I’m very happy with the project, now that it's complete and I definitely want to pursue more ideas like this.
m[m] Do you have any plans to tour yourself in the near future or have you every thought of doing a 12K tour and on both have you every considered coming over to Europe to play?
I’ve played in europe more than I can account for over the past 12 years. It’s a regular part of my career. As well, I set up small 12k tours in europe or Japan as well as help to arrange tours for my artists. most recently, Moskitoo and Fourcolor are about to tour Europe and then are headed over here to New York and then to Canada before they go back to Japan. touring and playing live, in these times, is one of the better ways to get exposure because the internet is oversaturated with music.
m[m] what are your working on at present? And what’s next due out of 12K?
At the very present I am working on a collaboration with German artist Stephan Mathieu, I also have a studio session planned next week with 12k artist Shuttle358, which will be our first time working together and at the end of this month my often-partner-in-crime Savvas Ysatis from Greece is coming back here to do some more recordings. later in the year will see work beginning on collaborations with ambient/indie-rockers Hammock as well as one with Ryuichi Sakamoto. at some point in there I’ll try to begin on a new solo cd....
The remainder of the year is very exciting for 12k. We’ve got a great album by a post-rock band from Australia called Amplifier Machine. That will be out shortly followed by a very deep and emotional double cod from 12k artist Kenneth Kirschner. Also new work from Seaworthy is imminent and a release from a Japanese acoustic/pop duo called Small Color.

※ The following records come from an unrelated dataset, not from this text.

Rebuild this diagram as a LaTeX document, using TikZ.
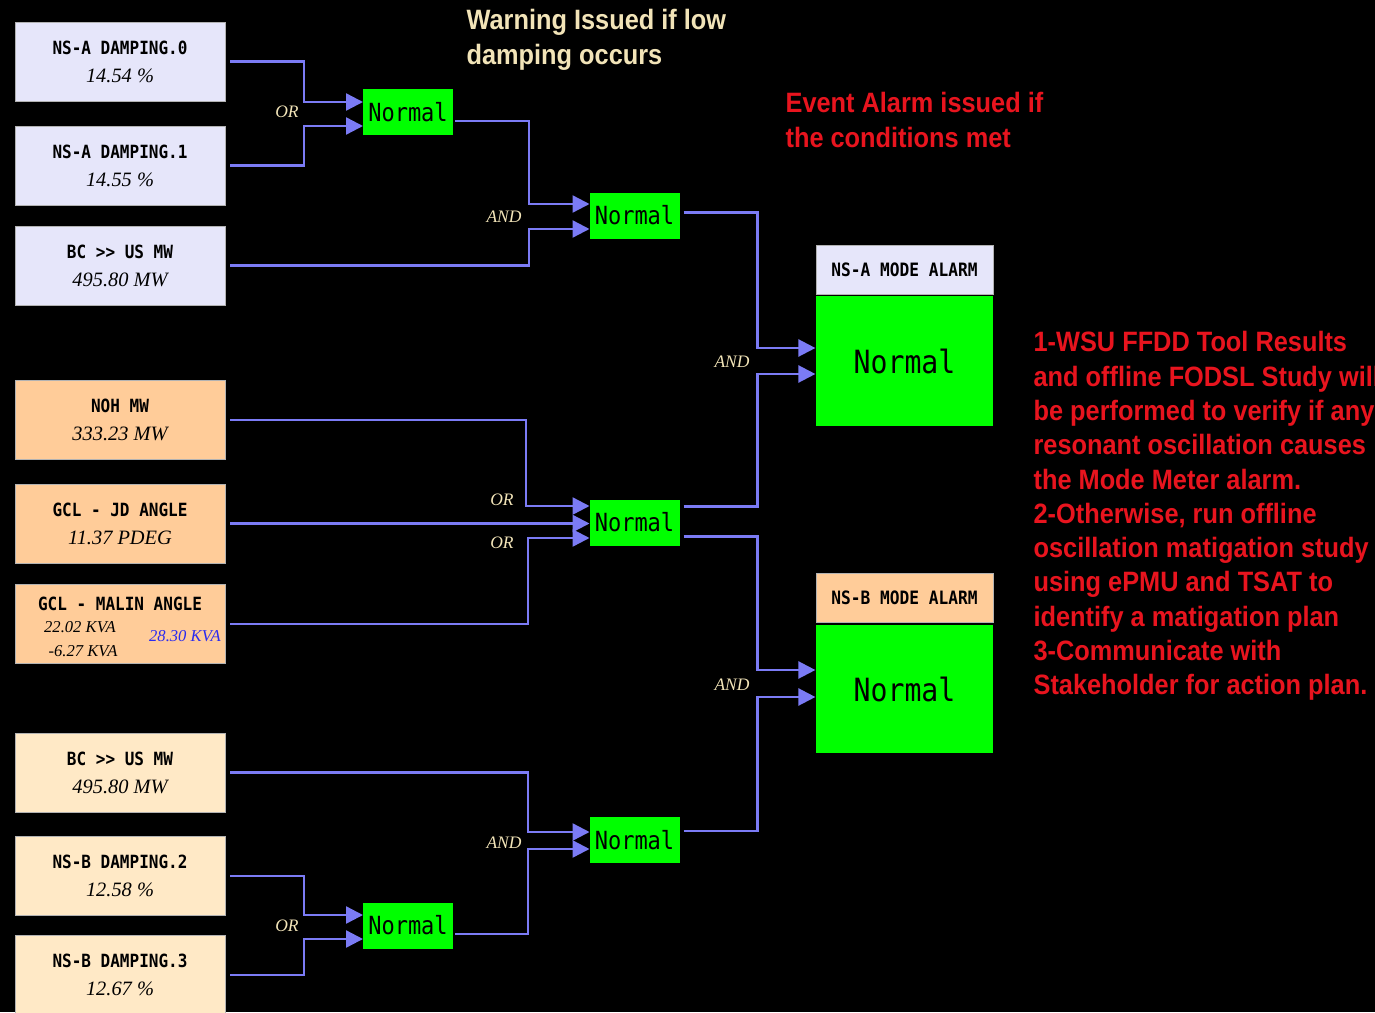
\documentclass[tikz,border=0pt]{standalone}
\usepackage{fontspec}
\usetikzlibrary{calc,arrows.meta}
\newfontfamily\notefont[FakeStretch=0.905]{Liberation Sans}
\newfontfamily\tagfont[FakeStretch=0.88]{DejaVu Sans Mono}
\newfontfamily\valfont{Liberation Serif}
\definecolor{wireblue}{HTML}{7B7BF5}
\definecolor{lavbox}{HTML}{E6E6FA}
\definecolor{peachbox}{HTML}{FFCC99}
\definecolor{creambox}{HTML}{FFE9C6}
\definecolor{gategreen}{HTML}{00FF00}
\definecolor{notecream}{HTML}{F2E4B8}
\definecolor{notered}{HTML}{E8141E}
\definecolor{kvablue}{HTML}{2A2AF0}

\begin{document}
\begin{tikzpicture}[
    x=0.5pt, y=-0.5pt,
    line width=0.6pt,
    srcbox/.style={draw=gray!60, line width=0.4pt, minimum width=105pt,
      minimum height=39.5pt, inner sep=0pt, outer sep=2.5pt, align=center,
      font=\fontsize{10.2}{14}\selectfont},
    tag/.style={font=\tagfont\bfseries\fontsize{9.1}{11}\selectfont},
    gate/.style={fill=gategreen, minimum width=45pt, minimum height=23pt,
      inner sep=0pt, outer sep=0pt, font=\tagfont\fontsize{12.5}{14}\selectfont},
    alarmhead/.style={draw=gray!60, line width=0.4pt, minimum width=88.5pt,
      minimum height=24.5pt, inner sep=0pt, font=\tagfont\bfseries\fontsize{9.2}{11}\selectfont},
    alarm/.style={fill=gategreen, minimum width=88.5pt, inner sep=0pt,
      font=\tagfont\fontsize{16}{18}\selectfont},
    logic/.style={text=notecream, inner sep=0pt, font=\valfont\itshape\fontsize{8.75}{10}\selectfont},
    kva/.style={inner sep=0pt, font=\valfont\itshape\fontsize{8.3}{10}\selectfont},
    note/.style={inner sep=0pt, align=left, font=\notefont\bfseries\fontsize{14}{17.15}\selectfont},
    wire/.style={draw=wireblue, line width=1.2pt},
    feed/.style={wire, -{Triangle[length=8.5pt,width=8.5pt]}},
  ]

  % ---------- Background ---------------------------------------------------
  \fill[black] (0,0) rectangle (1375,1012);
  \useasboundingbox (0,0) rectangle (1375,1012);

  % ---------- NS-A inputs (lavender) ----------------------------------------
  \node[srcbox, fill=lavbox] (dampA0) at (120,61.5)
    {{\tagfont\bfseries\fontsize{9.1}{11}\selectfont NS-A DAMPING.0}\\{\valfont\itshape 14.54 \%}};
  \node[srcbox, fill=lavbox] (dampA1) at (120,165.5)
    {{\tagfont\bfseries\fontsize{9.1}{11}\selectfont NS-A DAMPING.1}\\{\valfont\itshape 14.55 \%}};
  \node[srcbox, fill=lavbox] (flowA) at (120,265.5)
    {{\tagfont\bfseries\fontsize{9.1}{11}\selectfont BC >> US MW}\\{\valfont\itshape 495.80 MW}};

  % ---------- Shared inputs (peach) -----------------------------------------
  \node[srcbox, fill=peachbox] (nohmw) at (120,420)
    {{\tagfont\bfseries\fontsize{9.1}{11}\selectfont NOH MW}\\{\valfont\itshape 333.23 MW}};
  \node[srcbox, fill=peachbox] (jdang) at (120,523.5)
    {{\tagfont\bfseries\fontsize{9.1}{11}\selectfont GCL - JD ANGLE}\\{\valfont\itshape 11.37 PDEG}};
  \node[srcbox, fill=peachbox] (malin) at (120,624) {};
  \node[tag] (malintitle) at (120,604) {GCL - MALIN ANGLE};
  \node[kva] (malinp) at (80,627) {22.02 KVA};
  \node[kva] (malinq) at (83,651) {-6.27 KVA};
  \node[kva, text=kvablue] (malins) at (185,636) {28.30 KVA};

  % ---------- NS-B inputs (cream) -------------------------------------------
  \node[srcbox, fill=creambox] (flowB) at (120,772.5)
    {{\tagfont\bfseries\fontsize{9.1}{11}\selectfont BC >> US MW}\\{\valfont\itshape 495.80 MW}};
  \node[srcbox, fill=creambox] (dampB2) at (120,876)
    {{\tagfont\bfseries\fontsize{9.1}{11}\selectfont NS-B DAMPING.2}\\{\valfont\itshape 12.58 \%}};
  \node[srcbox, fill=creambox] (dampB3) at (120,975)
    {{\tagfont\bfseries\fontsize{9.1}{11}\selectfont NS-B DAMPING.3}\\{\valfont\itshape 12.67 \%}};

  % ---------- Logic gates ---------------------------------------------------
  \node[gate] (gateA1) at (408,112) {Normal};
  \node[gate] (gateA2) at (634.5,215.5) {Normal};
  \node[gate] (gateM) at (634.5,522.5) {Normal};
  \node[gate] (gateB2) at (634.5,840) {Normal};
  \node[gate] (gateB1) at (408,925.5) {Normal};

  % ---------- Mode alarms ---------------------------------------------------
  \node[alarmhead, fill=lavbox] (headA) at (904.5,269.5) {NS-A MODE ALARM};
  \node[alarm, minimum height=65pt] (modeA) at (904.5,361) {Normal};
  \node[alarmhead, fill=peachbox] (headB) at (904.5,597.5) {NS-B MODE ALARM};
  \node[alarm, minimum height=64pt] (modeB) at (904.5,689) {Normal};

  % ---------- Gate input points ---------------------------------------------
  \coordinate (a1i1) at ($(gateA1.west)+(0,-10)$);
  \coordinate (a1i2) at ($(gateA1.west)+(0,14)$);
  \coordinate (a2i1) at ($(gateA2.west)+(0,-11.5)$);
  \coordinate (a2i2) at ($(gateA2.west)+(0,13.5)$);
  \coordinate (mi1) at ($(gateM.west)+(0,-16.5)$);
  \coordinate (mi3) at ($(gateM.west)+(0,15.5)$);
  \coordinate (b2i1) at ($(gateB2.west)+(0,-8)$);
  \coordinate (b2i2) at ($(gateB2.west)+(0,9)$);
  \coordinate (b1i1) at ($(gateB1.west)+(0,-10.5)$);
  \coordinate (b1i2) at ($(gateB1.west)+(0,13.5)$);
  \coordinate (ai1) at ($(modeA.west)+(0,-13)$);
  \coordinate (ai2) at ($(modeA.west)+(0,13)$);
  \coordinate (bi1) at ($(modeB.west)+(0,-19)$);
  \coordinate (bi2) at ($(modeB.west)+(0,8)$);

  % ---------- Wiring --------------------------------------------------------
  % NS-A damping OR
  \draw[feed] (dampA0.east) -- ++(74,0) |- (a1i1);
  \draw[feed] (dampA1.east) -- ++(74,0) |- (a1i2);
  % NS-A AND with flow
  \draw[feed] ($(gateA1.east)+(2,9)$) -- ++(74,0) |- (a2i1);
  \draw[feed] (flowA.east) -- ++(299,0) |- (a2i2);
  % shared conditions OR
  \draw[feed] (nohmw.east) -- ++(296,0) |- (mi1);
  \draw[feed] (jdang.east) -- (jdang.east -| gateM.west);
  \draw[feed] (malin.east) -- ++(298,0) |- (mi3);
  % NS-A alarm AND
  \draw[feed] ($(gateA2.east)+(4,-3)$) -- ++(74,0) |- (ai1);
  \draw[feed] ($(gateM.east)+(4,-16)$) -- ++(74,0) |- (ai2);
  % NS-B alarm AND
  \draw[feed] ($(gateM.east)+(4,14)$) -- ++(74,0) |- (bi1);
  \draw[feed] ($(gateB2.east)+(4,-9)$) -- ++(74,0) |- (bi2);
  % NS-B AND with flow
  \draw[feed] (flowB.east) -- ++(298,0) |- (b2i1);
  \draw[feed] ($(gateB1.east)+(2,8.5)$) -- ++(73,0) |- (b2i2);
  % NS-B damping OR
  \draw[feed] (dampB2.east) -- ++(74,0) |- (b1i1);
  \draw[feed] (dampB3.east) -- ++(74,0) |- (b1i2);

  % ---------- Logic labels --------------------------------------------------
  \node[logic] (orA) at (287,112) {OR};
  \node[logic] (andA) at (504,217) {AND};
  \node[logic] (andAl) at (732,362) {AND};
  \node[logic] (orM1) at (502,500) {OR};
  \node[logic] (orM2) at (502,543) {OR};
  \node[logic] (andBl) at (732,685) {AND};
  \node[logic] (andB) at (504,843) {AND};
  \node[logic] (orB) at (287,926) {OR};

  % ---------- Notes ---------------------------------------------------------
  \node[note, text=notecream, anchor=north west] (warnnote) at (466,9)
    {Warning Issued if low\\damping occurs};
  \node[note, text=notered, anchor=north west] (eventnote) at (785,92)
    {Event Alarm issued if\\the conditions met};
  \node[note, text=notered, anchor=north west] (actnote) at (1033,331)
    {1-WSU FFDD Tool Results\\and offline FODSL Study will\\be performed to verify if any\\
     resonant oscillation causes\\the Mode Meter alarm.\\2-Otherwise, run offline\\
     oscillation matigation study\\using ePMU and TSAT to\\identify a matigation plan\\
     3-Communicate with\\Stakeholder for action plan.};

\end{tikzpicture}
\end{document}
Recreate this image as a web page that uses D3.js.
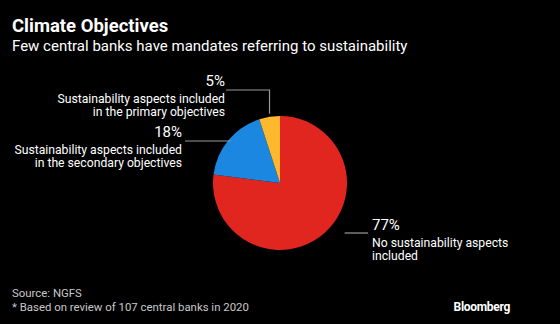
<!DOCTYPE html>
<html>
<head>
<meta charset="utf-8">
<script src="https://cdn.jsdelivr.net/npm/d3@7"></script>
<style>
  body { margin: 0; background: #000; }
  svg { display: block; font-family: Roboto, "DejaVu Sans", sans-serif; }
</style>
</head>
<body>
<div id="chart"></div>
<script>
// mandate categories, clockwise from 12 o'clock
const categories = [
  "No sustainability aspects included",
  "Sustainability aspects included in the secondary objectives",
  "Sustainability aspects included in the primary objectives"
];
const shares = [77, 18, 5];
const colors = ["#e0261f", "#1b87e0", "#fdb82e"];
// label text split over lines
const labelLines = [
  ["No sustainability aspects", "included"],
  ["Sustainability aspects included", "in the secondary objectives"],
  ["Sustainability aspects included", "in the primary objectives"]
];

const width = 560, height = 324;
const cx = 280, cy = 183, radius = 67;

const svg = d3.select("#chart").append("svg")
  .attr("width", width)
  .attr("height", height);

svg.append("rect").attr("width", width).attr("height", height).attr("fill", "#000");

svg.append("text")
  .attr("x", 12).attr("y", 32)
  .attr("fill", "#fff")
  .style("font-size", "18.5px").style("font-weight", "bold")
  .text("Climate Objectives");

svg.append("text")
  .attr("x", 12).attr("y", 51)
  .attr("fill", "#fff")
  .style("font-size", "15px")
  .text("Few central banks have mandates referring to sustainability");

const pie = d3.pie().sort(null).value(d => d);
const arc = d3.arc().innerRadius(0).outerRadius(radius);
const arcs = pie(shares);

const g = svg.append("g").attr("transform", `translate(${cx},${cy})`);
g.selectAll("path")
  .data(arcs)
  .enter().append("path")
  .attr("d", arc)
  .attr("fill", (d, i) => colors[i]);

// leader lines and labels, placed around the pie
const lineColor = "#9a9a9a";
const labelSize = "12.2px", pctSize = "15px";
const pointOn = (angle, r) => [cx + r * Math.sin(angle), cy - r * Math.cos(angle)];

// 77% slice: line starts near its lower-right edge
{
  const a = arcs[0];
  const p = pointOn(a.startAngle + (a.endAngle - a.startAngle) * 0.38, radius);
  const tx = 372, ty = 233;
  svg.append("path")
    .attr("d", `M${p[0]},${ty}H${tx - 4}`)
    .attr("stroke", lineColor).attr("fill", "none").attr("stroke-width", 1.2);
  svg.append("text").attr("x", tx).attr("y", 230)
    .attr("fill", "#fff").style("font-size", pctSize)
    .text(shares[0] + "%");
  labelLines[0].forEach((t, j) => {
    svg.append("text").attr("x", tx).attr("y", 247 + j * 13)
      .attr("fill", "#fff").style("font-size", labelSize).text(t);
  });
}

// 18% slice: horizontal line from the left label to the blue edge
{
  const a = arcs[1];
  const mid = (a.startAngle + a.endAngle) / 2;
  const p = pointOn(mid, radius);
  const tx = 182, ty = 141;
  svg.append("path")
    .attr("d", `M${tx + 3},${ty}H${p[0] + 2}`)
    .attr("stroke", lineColor).attr("fill", "none").attr("stroke-width", 1.2);
  svg.append("text").attr("x", tx).attr("y", 137).attr("text-anchor", "end")
    .attr("fill", "#fff").style("font-size", pctSize)
    .text(shares[1] + "%");
  labelLines[1].forEach((t, j) => {
    svg.append("text").attr("x", tx).attr("y", 154 + j * 13).attr("text-anchor", "end")
      .attr("fill", "#fff").style("font-size", labelSize).text(t);
  });
}

// 5% slice: elbow line from the label down to the yellow slice top
{
  const a = arcs[2];
  const mid = (a.startAngle + a.endAngle) / 2;
  const p = pointOn(mid, radius);
  const tx = 225, ty = 90;
  svg.append("path")
    .attr("d", `M${tx + 1},${ty}H${p[0]}V${p[1] - 3}`)
    .attr("stroke", lineColor).attr("fill", "none").attr("stroke-width", 1.2);
  svg.append("text").attr("x", tx).attr("y", 86).attr("text-anchor", "end")
    .attr("fill", "#fff").style("font-size", pctSize)
    .text(shares[2] + "%");
  labelLines[2].forEach((t, j) => {
    svg.append("text").attr("x", tx).attr("y", 103 + j * 13).attr("text-anchor", "end")
      .attr("fill", "#fff").style("font-size", labelSize).text(t);
  });
}

svg.append("text")
  .attr("x", 12).attr("y", 297)
  .attr("fill", "#c8c8c8").style("font-size", "11.4px")
  .text("Source: NGFS");
svg.append("text")
  .attr("x", 12).attr("y", 311)
  .attr("fill", "#c8c8c8").style("font-size", "11.4px")
  .text("* Based on review of 107 central banks in 2020");

svg.append("text")
  .attr("x", 510).attr("y", 311).attr("text-anchor", "end")
  .attr("fill", "#fff").style("font-size", "12px").style("font-weight", "bold")
  .style("letter-spacing", "-0.3px")
  .text("Bloomberg");
</script>
</body>
</html>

m[m] You mentioned starting work on your new solo album- any ideas for it yet? What type of sound are you going to go for?
No... No ideas yet. I’m going to try to make it quite different from my previous solo releases, but the same time I don't want to TRY to do anything, and rather just do what comes naturally. For me it's not important to sound "new" or to try to do something that hasn't been done before. I’d rather make music that comes out of me naturally and honestly.
Thanks to Taylor for all his time & effort with the interview.